Your goal:
Extract the lines of the material below, beginning with the first and ending with the line that holds "burst_ends = [1000, 2000, 4000, 5000, 7000, 8000, 9000, 9980]". Skip every picture.

Dataset content:

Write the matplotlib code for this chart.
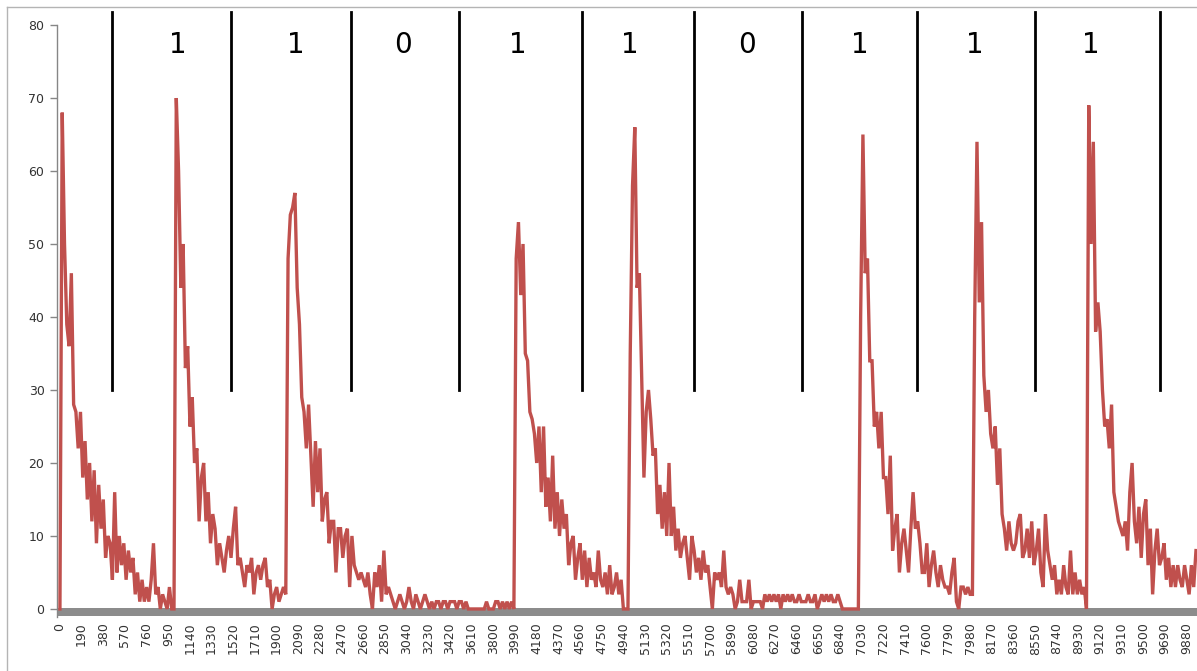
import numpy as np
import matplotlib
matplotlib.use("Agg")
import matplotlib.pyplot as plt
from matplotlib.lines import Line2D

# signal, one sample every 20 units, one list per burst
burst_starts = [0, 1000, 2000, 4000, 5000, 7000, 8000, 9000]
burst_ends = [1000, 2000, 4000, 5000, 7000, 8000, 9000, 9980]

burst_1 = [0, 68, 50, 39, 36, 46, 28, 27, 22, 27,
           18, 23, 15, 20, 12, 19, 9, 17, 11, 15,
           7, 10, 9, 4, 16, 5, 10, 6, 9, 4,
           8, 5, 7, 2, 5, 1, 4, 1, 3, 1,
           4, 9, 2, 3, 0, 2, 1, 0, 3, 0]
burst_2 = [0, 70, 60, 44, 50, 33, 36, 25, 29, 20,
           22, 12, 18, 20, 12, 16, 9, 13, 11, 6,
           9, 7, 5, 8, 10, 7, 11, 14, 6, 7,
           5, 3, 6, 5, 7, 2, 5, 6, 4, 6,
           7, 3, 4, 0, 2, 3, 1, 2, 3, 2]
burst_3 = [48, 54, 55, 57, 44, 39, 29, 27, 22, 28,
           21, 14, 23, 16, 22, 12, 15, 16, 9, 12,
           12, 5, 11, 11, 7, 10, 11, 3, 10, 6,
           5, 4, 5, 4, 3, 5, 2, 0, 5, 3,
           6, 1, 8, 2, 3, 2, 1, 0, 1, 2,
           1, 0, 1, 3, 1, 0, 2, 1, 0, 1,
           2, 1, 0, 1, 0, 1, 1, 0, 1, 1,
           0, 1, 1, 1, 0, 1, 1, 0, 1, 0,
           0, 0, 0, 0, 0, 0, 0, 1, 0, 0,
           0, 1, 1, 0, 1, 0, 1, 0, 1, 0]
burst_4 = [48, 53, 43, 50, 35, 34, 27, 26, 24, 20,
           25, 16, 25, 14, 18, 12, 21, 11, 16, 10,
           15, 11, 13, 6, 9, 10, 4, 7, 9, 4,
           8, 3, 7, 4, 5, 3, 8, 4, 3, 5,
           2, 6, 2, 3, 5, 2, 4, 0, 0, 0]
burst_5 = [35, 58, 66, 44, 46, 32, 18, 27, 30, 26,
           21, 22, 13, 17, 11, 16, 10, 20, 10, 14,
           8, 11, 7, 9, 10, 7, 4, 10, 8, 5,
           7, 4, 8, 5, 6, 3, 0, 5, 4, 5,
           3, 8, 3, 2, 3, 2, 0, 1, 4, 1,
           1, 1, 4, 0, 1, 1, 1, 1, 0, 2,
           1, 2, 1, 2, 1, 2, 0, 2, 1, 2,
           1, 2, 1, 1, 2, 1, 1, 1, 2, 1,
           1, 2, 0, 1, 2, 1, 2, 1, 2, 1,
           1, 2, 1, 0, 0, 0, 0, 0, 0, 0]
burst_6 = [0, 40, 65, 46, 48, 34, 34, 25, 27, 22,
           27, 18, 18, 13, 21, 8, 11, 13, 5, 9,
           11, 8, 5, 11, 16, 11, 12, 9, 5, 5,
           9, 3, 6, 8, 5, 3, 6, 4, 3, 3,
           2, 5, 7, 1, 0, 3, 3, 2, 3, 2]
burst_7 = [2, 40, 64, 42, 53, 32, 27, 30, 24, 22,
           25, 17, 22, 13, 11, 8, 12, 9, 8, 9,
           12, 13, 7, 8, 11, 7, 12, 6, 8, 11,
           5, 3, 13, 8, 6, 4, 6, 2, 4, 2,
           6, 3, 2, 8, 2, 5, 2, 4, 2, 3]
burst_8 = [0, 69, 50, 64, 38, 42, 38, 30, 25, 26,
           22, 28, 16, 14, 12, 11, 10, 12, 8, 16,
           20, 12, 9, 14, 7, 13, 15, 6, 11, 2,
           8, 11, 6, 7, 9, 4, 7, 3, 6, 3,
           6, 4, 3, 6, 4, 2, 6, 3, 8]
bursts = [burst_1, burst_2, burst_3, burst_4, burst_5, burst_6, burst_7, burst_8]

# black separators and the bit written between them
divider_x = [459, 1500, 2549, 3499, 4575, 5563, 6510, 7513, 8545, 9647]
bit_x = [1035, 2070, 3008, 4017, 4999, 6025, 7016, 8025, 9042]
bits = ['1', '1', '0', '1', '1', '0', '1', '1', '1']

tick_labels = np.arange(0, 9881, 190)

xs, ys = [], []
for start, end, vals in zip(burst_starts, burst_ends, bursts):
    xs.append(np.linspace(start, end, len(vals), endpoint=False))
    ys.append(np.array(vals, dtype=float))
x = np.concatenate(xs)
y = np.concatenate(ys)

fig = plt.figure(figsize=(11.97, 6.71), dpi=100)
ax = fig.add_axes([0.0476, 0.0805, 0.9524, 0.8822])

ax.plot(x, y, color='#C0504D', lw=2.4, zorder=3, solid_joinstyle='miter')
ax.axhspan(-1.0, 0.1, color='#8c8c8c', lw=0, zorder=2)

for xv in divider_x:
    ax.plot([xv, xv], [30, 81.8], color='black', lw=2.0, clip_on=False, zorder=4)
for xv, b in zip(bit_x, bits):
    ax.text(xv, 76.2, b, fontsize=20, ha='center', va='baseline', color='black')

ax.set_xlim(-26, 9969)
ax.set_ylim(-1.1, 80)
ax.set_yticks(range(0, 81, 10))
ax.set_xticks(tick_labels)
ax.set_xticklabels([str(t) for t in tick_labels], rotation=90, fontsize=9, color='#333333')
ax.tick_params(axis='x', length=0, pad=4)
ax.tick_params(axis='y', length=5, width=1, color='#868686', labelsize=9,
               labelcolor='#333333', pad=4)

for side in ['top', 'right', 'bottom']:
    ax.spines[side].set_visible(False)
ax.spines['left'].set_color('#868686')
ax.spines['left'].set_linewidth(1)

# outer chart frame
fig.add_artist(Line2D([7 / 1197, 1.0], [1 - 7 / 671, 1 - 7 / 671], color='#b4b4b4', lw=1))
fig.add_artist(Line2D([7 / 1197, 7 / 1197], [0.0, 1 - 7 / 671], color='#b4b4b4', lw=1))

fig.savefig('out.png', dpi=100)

Finished answer:
Write the matplotlib code for this chart.
import numpy as np
import matplotlib
matplotlib.use("Agg")
import matplotlib.pyplot as plt
from matplotlib.lines import Line2D

# signal, one sample every 20 units, one list per burst
burst_starts = [0, 1000, 2000, 4000, 5000, 7000, 8000, 9000]
burst_ends = [1000, 2000, 4000, 5000, 7000, 8000, 9000, 9980]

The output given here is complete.